**EXERCISE**.
Transcribe every line exactly and omit anything that is a picture.

**SOURCE MATERIAL**.
+ + + + + + +
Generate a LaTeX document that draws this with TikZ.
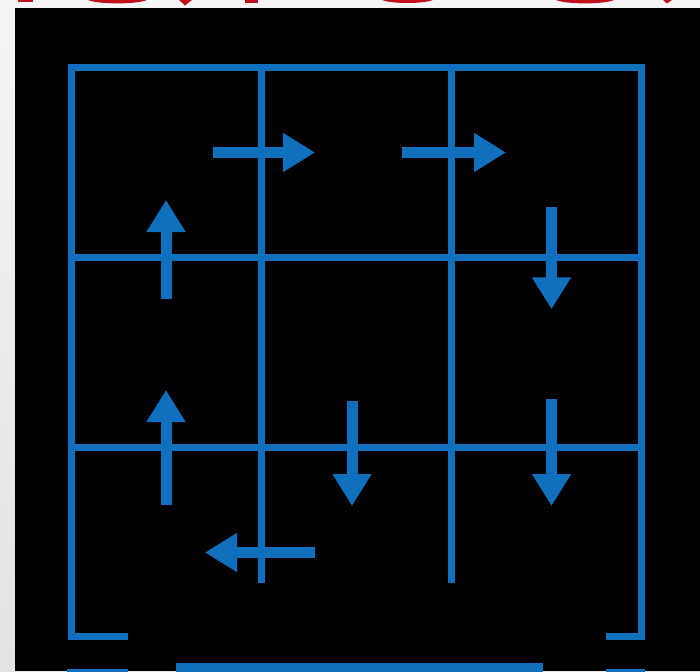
\documentclass[tikz,border=0pt]{standalone}
\usetikzlibrary{arrows.meta,shadings}
\definecolor{gridblue}{HTML}{1170BE}
\definecolor{titlered}{HTML}{C0101A}
\tikzset{
  gridline/.style={draw=gridblue,line width=7pt},
  flowarrow/.style={draw=gridblue,line width=11pt,-{Triangle[length=32pt,width=37pt]}},
  redbit/.style={fill=titlered,draw=none},
  bluebit/.style={fill=gridblue,draw=none}
}
\begin{document}
\begin{tikzpicture}[x=1pt,y=-1pt]
\useasboundingbox (0,0) rectangle (700,671);
\clip (0,0) rectangle (700,671);
% background
\shade[top color=gray!8,bottom color=gray!22] (0,0) rectangle (700,671);
\fill[black] (15,8) rectangle (700,671);
% red fragments of cut-off title
\fill[redbit] (18,0) rectangle (33,2.5);
\fill[redbit] (88,0) .. controls (98,4.5) and (137,4.5) .. (147,0) -- cycle;
\fill[redbit] (179,0) -- (185,5.5) -- (192,0) -- cycle;
\fill[redbit] (245,0) rectangle (258,3.5);
\fill[redbit] (382,0) .. controls (392,4) and (423,4) .. (433,0) -- cycle;
\fill[redbit] (556,0) .. controls (566,4.5) and (604,4.5) .. (614,0) -- cycle;
\fill[redbit] (663,0) -- (667,3.5) -- (672,0) -- cycle;
% frame
\coordinate (fl) at (127.7,636);
\coordinate (bl) at (71,636);
\coordinate (tl) at (71,67.5);
\coordinate (tr) at (641,67.5);
\coordinate (br) at (641,636);
\coordinate (fr) at (606,636);
\draw[gridline,line join=miter] (fl) -- (bl) -- (tl) -- (tr) -- (br) -- (fr);
% inner grid
\coordinate (v1t) at (261,67.5); \coordinate (v1b) at (261,582.7);
\coordinate (v2t) at (451,67.5); \coordinate (v2b) at (451,582.7);
\coordinate (h1l) at (71,257); \coordinate (h1r) at (641,257);
\coordinate (h2l) at (71,447); \coordinate (h2r) at (641,447);
\draw[gridline] (v1t) -- (v1b);
\draw[gridline] (v2t) -- (v2b);
\draw[gridline] (h1l) -- (h1r);
\draw[gridline] (h2l) -- (h2r);
% bottom pieces (cut off)
\fill[bluebit] (67,669) rectangle (127.7,680);
\fill[bluebit] (606,669) rectangle (644.7,680);
\fill[bluebit] (176,662.7) rectangle (543,680);
% arrows
\coordinate (a1s) at (212.7,152.5); \coordinate (a1e) at (315,152.5);
\coordinate (a2s) at (402,152.5); \coordinate (a2e) at (506,152.5);
\coordinate (a3s) at (166,299.3); \coordinate (a3e) at (166,200);
\coordinate (a4s) at (551.5,206.7); \coordinate (a4e) at (551.5,309.3);
\coordinate (a5s) at (166,505); \coordinate (a5e) at (166,390);
\coordinate (a6s) at (352,401); \coordinate (a6e) at (352,506);
\coordinate (a7s) at (551.5,399); \coordinate (a7e) at (551.5,506);
\coordinate (a8s) at (315,552.5); \coordinate (a8e) at (205,552.5);
\draw[flowarrow] (a1s) -- (a1e);
\draw[flowarrow] (a2s) -- (a2e);
\draw[flowarrow] (a3s) -- (a3e);
\draw[flowarrow] (a4s) -- (a4e);
\draw[flowarrow] (a5s) -- (a5e);
\draw[flowarrow] (a6s) -- (a6e);
\draw[flowarrow] (a7s) -- (a7e);
\draw[flowarrow] (a8s) -- (a8e);
\end{tikzpicture}
\end{document}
+ + + + + + +
**RESULT OF THIS EXERCISE**.
Generate a LaTeX document that draws this with TikZ.
\documentclass[tikz,border=0pt]{standalone}
\usetikzlibrary{arrows.meta,shadings}
\definecolor{gridblue}{HTML}{1170BE}
\definecolor{titlered}{HTML}{C0101A}
\tikzset{
  gridline/.style={draw=gridblue,line width=7pt},
  flowarrow/.style={draw=gridblue,line width=11pt,-{Triangle[length=32pt,width=37pt]}},
  redbit/.style={fill=titlered,draw=none},
  bluebit/.style={fill=gridblue,draw=none}
}
\begin{document}
\begin{tikzpicture}[x=1pt,y=-1pt]
\useasboundingbox (0,0) rectangle (700,671);
\clip (0,0) rectangle (700,671);
% background
\shade[top color=gray!8,bottom color=gray!22] (0,0) rectangle (700,671);
\fill[black] (15,8) rectangle (700,671);
% red fragments of cut-off title
\fill[redbit] (18,0) rectangle (33,2.5);
\fill[redbit] (88,0) .. controls (98,4.5) and (137,4.5) .. (147,0) -- cycle;
\fill[redbit] (179,0) -- (185,5.5) -- (192,0) -- cycle;
\fill[redbit] (245,0) rectangle (258,3.5);
\fill[redbit] (382,0) .. controls (392,4) and (423,4) .. (433,0) -- cycle;
\fill[redbit] (556,0) .. controls (566,4.5) and (604,4.5) .. (614,0) -- cycle;
\fill[redbit] (663,0) -- (667,3.5) -- (672,0) -- cycle;
% frame
\coordinate (fl) at (127.7,636);
\coordinate (bl) at (71,636);
\coordinate (tl) at (71,67.5);
\coordinate (tr) at (641,67.5);
\coordinate (br) at (641,636);
\coordinate (fr) at (606,636);
\draw[gridline,line join=miter] (fl) -- (bl) -- (tl) -- (tr) -- (br) -- (fr);
% inner grid
\coordinate (v1t) at (261,67.5); \coordinate (v1b) at (261,582.7);
\coordinate (v2t) at (451,67.5); \coordinate (v2b) at (451,582.7);
\coordinate (h1l) at (71,257); \coordinate (h1r) at (641,257);
\coordinate (h2l) at (71,447); \coordinate (h2r) at (641,447);
\draw[gridline] (v1t) -- (v1b);
\draw[gridline] (v2t) -- (v2b);
\draw[gridline] (h1l) -- (h1r);
\draw[gridline] (h2l) -- (h2r);
% bottom pieces (cut off)
\fill[bluebit] (67,669) rectangle (127.7,680);
\fill[bluebit] (606,669) rectangle (644.7,680);
\fill[bluebit] (176,662.7) rectangle (543,680);
% arrows
\coordinate (a1s) at (212.7,152.5); \coordinate (a1e) at (315,152.5);
\coordinate (a2s) at (402,152.5); \coordinate (a2e) at (506,152.5);
\coordinate (a3s) at (166,299.3); \coordinate (a3e) at (166,200);
\coordinate (a4s) at (551.5,206.7); \coordinate (a4e) at (551.5,309.3);
\coordinate (a5s) at (166,505); \coordinate (a5e) at (166,390);
\coordinate (a6s) at (352,401); \coordinate (a6e) at (352,506);
\coordinate (a7s) at (551.5,399); \coordinate (a7e) at (551.5,506);
\coordinate (a8s) at (315,552.5); \coordinate (a8e) at (205,552.5);
\draw[flowarrow] (a1s) -- (a1e);
\draw[flowarrow] (a2s) -- (a2e);
\draw[flowarrow] (a3s) -- (a3e);
\draw[flowarrow] (a4s) -- (a4e);
\draw[flowarrow] (a5s) -- (a5e);
\draw[flowarrow] (a6s) -- (a6e);
\draw[flowarrow] (a7s) -- (a7e);
\draw[flowarrow] (a8s) -- (a8e);
\end{tikzpicture}
\end{document}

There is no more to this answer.